Client side, SP2 has caused nothing but problems for us to the point where we as administrators are now saying to our users "it was working before you installed SP2, and after you installed SP2 it stopped working, so it's your problem". IE is especially problematic, and when someone calls up and says they have a problem with IE and have installed SP2, our response is that we no longer support IE and tell the users to install Mozilla, and if they still have problems when they try Mozilla, they can call us back. We haven't heard from any of them again, and our help desk girls have always been able to quickly sort out the problems users have when they first try Mozilla.

I looked back in this thread and saw that you used Zone Alarm as a firewall. You need to allow MySQL connections to localhost, and that regardless of which firewall you use. If you filter such connections out, PHP scripts will not be able to connect to your MySQL server. This is because PHP makes a TCP connection to the MySQL server, also when it is running on the same machine as you PHP/Apache (at least this is my understanding). You can of course continue refuse all external (that is not from localhost) connections to whatever service is running on your machine. I think something to this effect has already been said in this thread, but at the moment I don't want to search for the post.

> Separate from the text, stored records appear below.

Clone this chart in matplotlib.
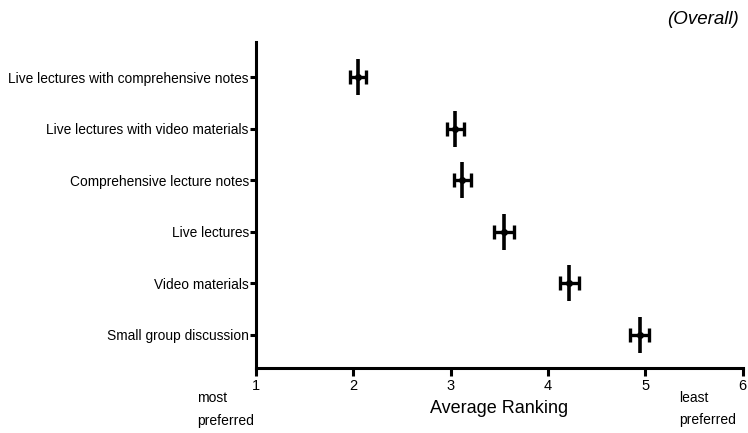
import numpy as np
import matplotlib
matplotlib.use('Agg')
import matplotlib.pyplot as plt

plt.rcParams['font.family'] = ['Liberation Sans', 'DejaVu Sans']

# data
categories = ['Live lectures with comprehensive notes',
              'Live lectures with video materials',
              'Comprehensive lecture notes',
              'Live lectures',
              'Video materials',
              'Small group discussion']
means = [2.05, 3.05, 3.12, 3.55, 4.22, 4.94]
errors = [0.08, 0.09, 0.09, 0.10, 0.10, 0.10]
xticks = [1, 2, 3, 4, 5, 6]

fig = plt.figure(figsize=(7.48, 4.33), dpi=100)
ax = fig.add_axes([0.342, 0.150, 0.651, 0.753])

ypos = np.arange(len(categories))

# horizontal error bars with caps
ax.errorbar(means, ypos, xerr=errors, fmt='o', color='black', ms=4,
            elinewidth=2.4, capsize=5, capthick=2.4)
# vertical stroke through each point
ax.plot(means, ypos, linestyle='none', marker='|', ms=26, mew=2.6, color='black')

ax.set_xlim(1, 6)
ax.set_ylim(len(categories) - 1 + 0.65, -0.68)
ax.set_yticks(ypos)
ax.set_yticklabels(categories, fontsize=9.9)
ax.set_xticks(xticks)
ax.set_xticklabels([str(t) for t in xticks], fontsize=10.5)

for s in ['top', 'right']:
    ax.spines[s].set_visible(False)
for s in ['left', 'bottom']:
    ax.spines[s].set_linewidth(2.2)
ax.tick_params(axis='both', width=2.2, length=4, pad=1, colors='black')
ax.tick_params(axis='x', length=6, pad=2)

ax.set_xlabel('Average Ranking', fontsize=13, labelpad=5)

fig.text(0.263, 0.054, 'most\npreferred', fontsize=10, ha='left', va='center',
         linespacing=1.75)
fig.text(0.908, 0.056, 'least\npreferred', fontsize=10, ha='left', va='center',
         linespacing=1.75)
fig.text(0.988, 0.955, '(Overall)', fontsize=13.5, style='italic', ha='right',
         va='center')

fig.savefig('out.png', dpi=100)
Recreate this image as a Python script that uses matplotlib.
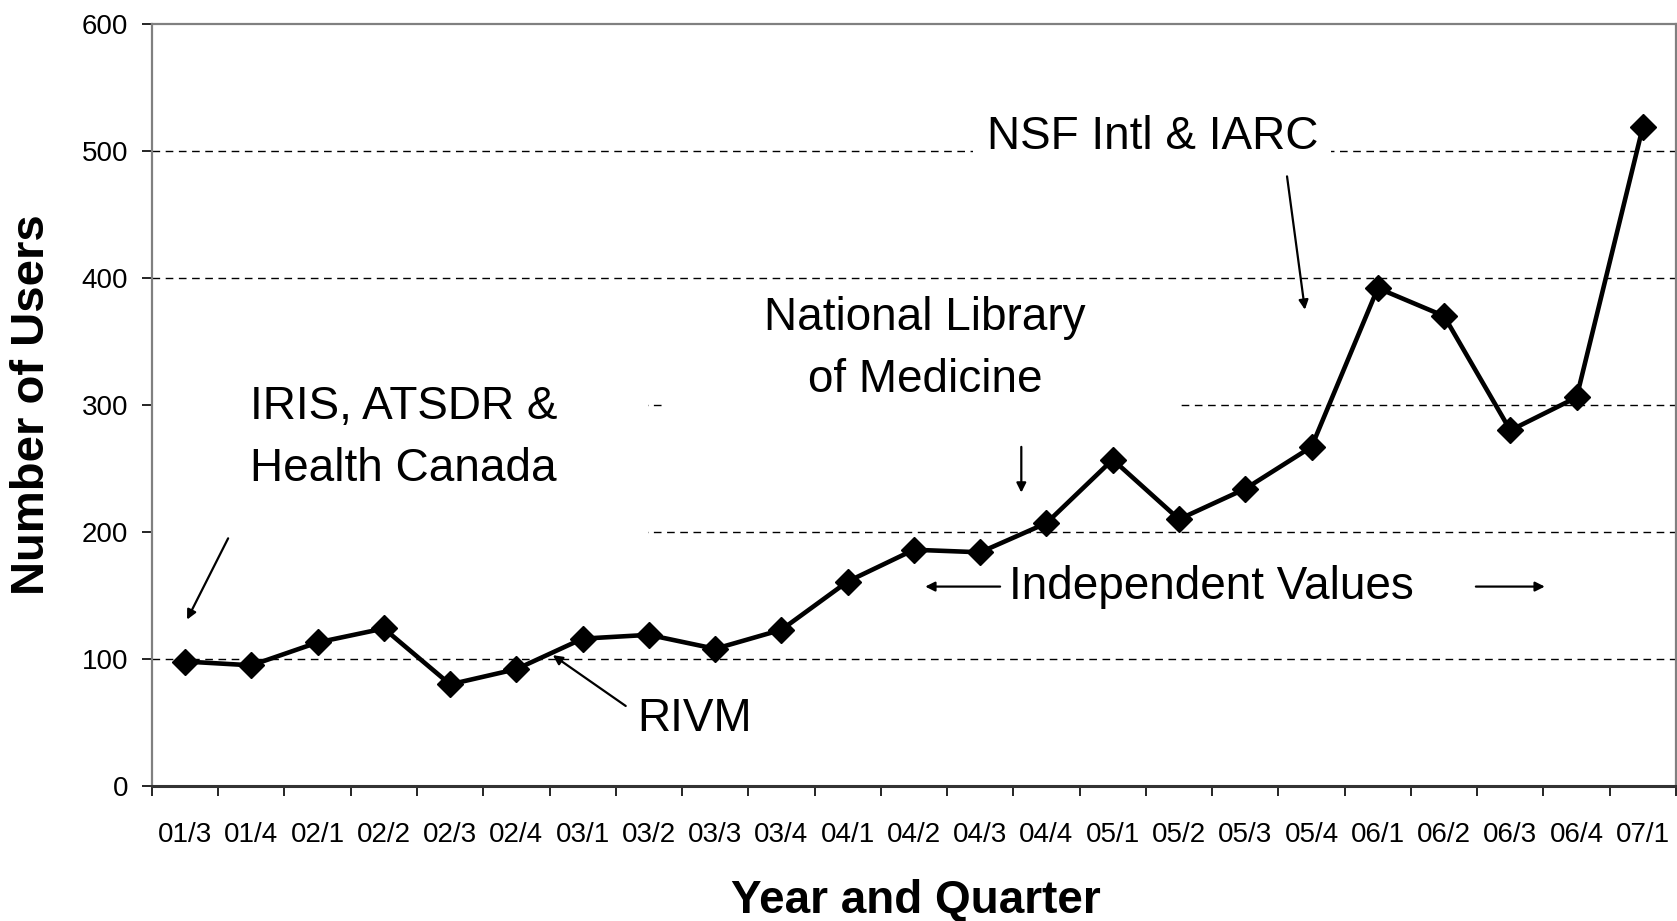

While the flame war in this thread has been amusing to read, it's amusement value for me has more or less run out. My impression is that you still don't have the thing working, and the only solution left is to configure your firewall to allow connections to your MySQL server from localhost. If you would do this, and it works, please post to the list to reflect this. My experience as an administrator tells me with a 99% certainty that this is your problem.